Handke habe sich seit seinem 1966 erschienenen Debütroman „Die Hornissen“ mit Werken in verschiedenen Genres als einer der einflussreichsten Schriftsteller der europäischen Nachkriegszeit etabliert, sagte der Vorsitzende des Nobelkomitees der Akademie, Anders Olsson, bei der Bekanntgabe. Mit seiner Arbeit habe der 76-Jährige „mit linguistischem Einfallsreichtum die Peripherie und die Spezifität der menschlichen Erfahrung erforscht“, erklärte die Akademie.
10. Oktober 2019
Deutscher Buchpreis für Saša Stanišić
Saša Stanišić, *1978 im bosnischen Visegrad geboren, und seit 1992 in Heidelberg lebend, wurde mit dem mit 25.000 Euro dotierten Deutschen Buchpreis 2019 für seinen autobiografisch geprägten Roman «Herkunft» ausgezeichnet.

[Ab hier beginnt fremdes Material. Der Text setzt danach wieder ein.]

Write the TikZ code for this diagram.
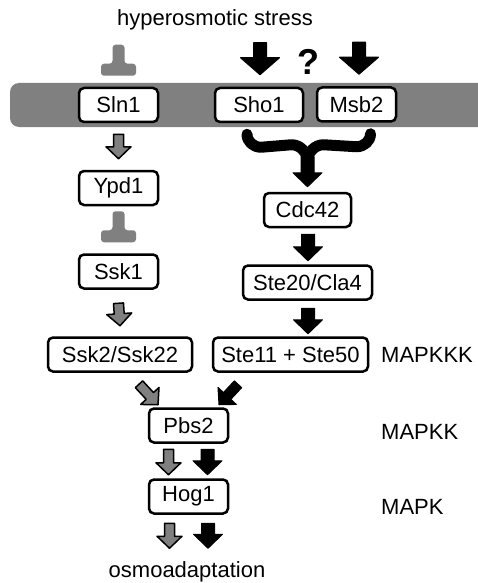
\documentclass[tikz,border=0pt]{standalone}
\usepackage{fontspec}
\setmainfont{Liberation Sans}
\usetikzlibrary{calc,positioning}

\definecolor{membgray}{RGB}{128,128,128}

\tikzset{
  prot/.style={draw, line width=2.5pt, rounded corners=5pt, fill=white,
    minimum height=34pt, minimum width=79pt, inner sep=0pt,
    font=\fontsize{22}{26}\selectfont},
  lbl/.style={inner sep=0pt, font=\fontsize{22}{26}\selectfont},
  blk arrow/.style={fill=black, draw=black, line width=1pt, line join=round},
  gry arrow/.style={fill=membgray, draw=black, line width=1.5pt, line join=round},
  arrw big/.code={\def\shw{6.5pt}\def\hdw{19.5pt}\def\hdl{17pt}},
  arrw mid/.code={\def\shw{6.5pt}\def\hdw{14.5pt}\def\hdl{14pt}},
  arrw small/.code={\def\shw{5pt}\def\hdw{12.5pt}\def\hdl{12pt}},
  fork line/.style={draw, line width=11pt, line cap=round, line join=round},
}

% block arrow from #2 (tail) to #3 (tip)
\newcommand{\fatarrow}[3]{%
  \begin{scope}[#1]
    \coordinate (fa-s) at (#2);
    \coordinate (fa-t) at (#3);
    \coordinate (fa-h) at ($(fa-t)!\hdl!(fa-s)$);
    \filldraw ($(fa-s)!\shw!90:(fa-t)$) -- ($(fa-h)!\shw!90:(fa-t)$)
      -- ($(fa-h)!\hdw!90:(fa-t)$) -- (fa-t) -- ($(fa-h)!\hdw!-90:(fa-t)$)
      -- ($(fa-h)!\shw!-90:(fa-t)$) -- ($(fa-s)!\shw!-90:(fa-t)$) -- cycle;
  \end{scope}}

% gray T-bar above a node
\newcommand{\inhibit}[1]{%
  \fill[membgray, rounded corners=3pt] ($(#1.north)+(-17.5,-11)$) -- ++(35,0)
    -- ++(0,-12) -- ++(-11.5,0) -- ++(0,-19) -- ++(-12,0) -- ++(0,19)
    -- ++(-11.5,0) -- cycle;}

\begin{document}
\begin{tikzpicture}[x=1pt, y=-1pt]
\useasboundingbox (0,0) rectangle (477,583);

% membrane
\fill[membgray, rounded corners=9pt] (10,83) rectangle (490,127);

\node [lbl] (stress) at (215,20) {hyperosmotic stress};
\node [font=\bfseries\fontsize{36}{38}\selectfont, inner sep=0pt] (unknown) at (308,62) {?};

% sensors
\node [prot] (sln1) at (118.5,105) {Sln1};
\node [prot, minimum width=88pt] (sho1) at (259,105) {Sho1};
\node [prot] (msb2) at (356.5,104.5) {Msb2};

% Sln1 branch
\node [prot] (ypd1) at (118.5,188) {Ypd1};
\node [prot] (ssk1) at (118.5,271.5) {Ssk1};
\node [prot, minimum width=144pt] (ssk2) at (120,354.5) {Ssk2/Ssk22};

% Sho1 branch
\node [prot, minimum width=87pt] (cdc42) at (307.5,210) {Cdc42};
\node [prot, minimum width=129pt] (ste20) at (307.5,282.5) {Ste20/Cla4};
\node [prot, minimum width=155pt] (ste11) at (290.5,354.5) {Ste11 + Ste50};

% MAPK module
\node [prot] (pbs2) at (188.5,425.5) {Pbs2};
\node [prot] (hog1) at (188.5,496.5) {Hog1};

\node [lbl, anchor=west] (mapkkk) at (381,354.5) {MAPKKK};
\node [lbl, anchor=west] (mapkk) at (381,432) {MAPKK};
\node [lbl, anchor=west] (mapk) at (381,507) {MAPK};

\node [lbl] (osmo) at (187,572) {osmoadaptation};

% inputs
\inhibit{sln1}
\fatarrow{blk arrow, arrw big}{$(sho1.north)+(1,-44)$}{$(sho1.north)+(1,-12)$}
\fatarrow{blk arrow, arrw big}{$(msb2.north)+(2.5,-44)$}{$(msb2.north)+(2.5,-12)$}

% Sln1 branch
\fatarrow{gry arrow, arrw small}{$(sln1.south)+(0,11)$}{$(ypd1.north)+(0,-11)$}
\inhibit{ssk1}
\fatarrow{gry arrow, arrw small}{$(ssk1.south)+(0,13.5)$}{$(ssk2.north)+(0,-10.5)$}

% Sho1 branch
\coordinate (fork) at ($(cdc42.north)+(0,-30)$);
\draw [fork line] ($(sho1.south)+(-12,11)$) to[out=-90,in=180] ++(14,13)
  -- ($(fork)+(-16,-17)$) to[out=0,in=90] (fork);
\draw [fork line] ($(msb2.south)+(14,11)$) to[out=-90,in=0] ++(-14,13)
  -- ($(fork)+(16,-17)$) to[out=180,in=90] (fork);
\fatarrow{blk arrow, arrw mid}{$(fork)+(0,-5)$}{$(cdc42.north)+(0,-5)$}
\fatarrow{blk arrow, arrw mid}{$(cdc42.south)+(0.5,6)$}{$(ste20.north)+(0.5,-3.5)$}
\fatarrow{blk arrow, arrw mid}{$(ste20.south)+(0.5,7.5)$}{$(ste20.south |- ste11.north)+(0.5,-2.5)$}

% into Pbs2
\fatarrow{gry arrow, arrw small}{$(ssk2.south)+(19,11.5)$}{$(pbs2.north)+(-30.5,-2.5)$}
\fatarrow{blk arrow, arrw small}{$(ste11.south)+(-52.5,11.5)$}{$(pbs2.north)+(30.5,-2.5)$}

% Pbs2 -> Hog1 -> output
\fatarrow{gry arrow, arrw small}{$(pbs2.south)+(-20,5.5)$}{$(hog1.north)+(-20,-3.5)$}
\fatarrow{blk arrow, arrw mid}{$(pbs2.south)+(19,5.5)$}{$(hog1.north)+(19,-3.5)$}
\fatarrow{gry arrow, arrw small}{$(hog1.south)+(-19,8.5)$}{$(hog1.south)+(-19,33.5)$}
\fatarrow{blk arrow, arrw mid}{$(hog1.south)+(19.5,8.5)$}{$(hog1.south)+(19.5,33.5)$}
\end{tikzpicture}
\end{document}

In seinem Roman verarbeitet der Autor die Flucht mit seinen Eltern vor dem Jugoslawienkrieg nach Deutschland. «Herkunft» zeichne das Bild einer Gegenwart, die sich immer wieder neu erzähle, begründete die Jury ihren Entscheid. So werde aus dem «Selbstporträt mit Ahnen» der Roman eines Europas der vielen Lebenswege. 2014 wurde Stanišić bereits mit dem Preis der Leipziger Buchmesse ausgezeichnet.
Wir wünschen Ihnen einen wunderbaren Herbst mit Literatur & Kunst!